Read our mini-interview with Yu-Chen below!

What does being a modern Asian woman mean to you?

To me, being a modern Asian woman means breaking through the limitations placed on us by our culture, society (both Asian and Western), stereotypes, and often our own families. A modern Asian women understands she can create the life that she wants on her own terms while honoring her heritage and remembering her roots.

How has your Asian heritage shaped you?

Being raised by very traditional parents, I understood from a young age that every little action has a ripple effect, so one should be mindful of the things we say or the decisions we make. Having that mindset, it was challenging when I first moved to the United States, because I had to learn how to compete in this "me first" society.

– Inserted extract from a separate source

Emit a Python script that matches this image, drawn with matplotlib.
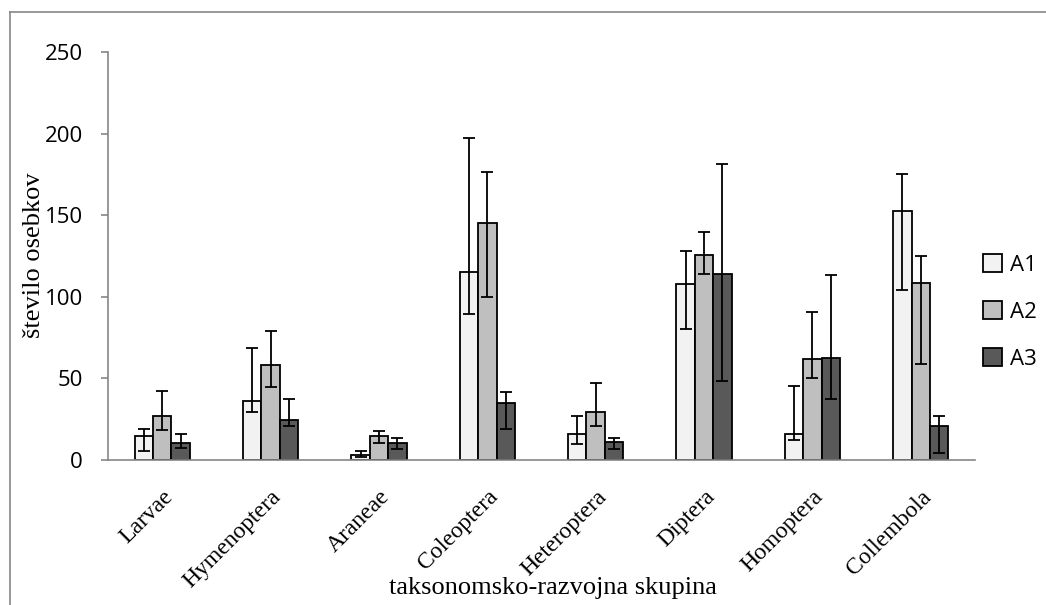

Now that I've found a balance between the two, I'm very thankful for my exposure to both cultures as it allows me to navigate relationships with empathy.

What's the greatest piece of wisdom ever shared with you by your parents or grandparents?

Make sure you get a good education, because knowledge is the one thing others can never take away from you.

How do you deal with racial stereotypes?

As an international student attending a university that was not very diverse, I was very self-conscious about my race. I did everything I could to defy the stereotypes of Asians. It only hit me that I was ashamed of being Asian, when I looked into the mirror one day and could barely recognize myself with the bleached hair and spray tan. During my senior year, I decided to embrace the stereotypes, because I was sick of pretending to be someone I wasn't. 

Sure, not all racial stereotypes are accurate - such as being weak and submissive, I think Asian women are some of the strongest and fiercest women I know. But yes, I'm hooked on boba milk tea, I love singing with my friends at Chinese karaoke joints, and I'm always looking for a good discount!

How do you define beauty?

Beauty is confidence in your own skin and embracing what makes you unique.

How do we move the conversation forward?

Share your story - the good, the bad, the joyful, and the ugly.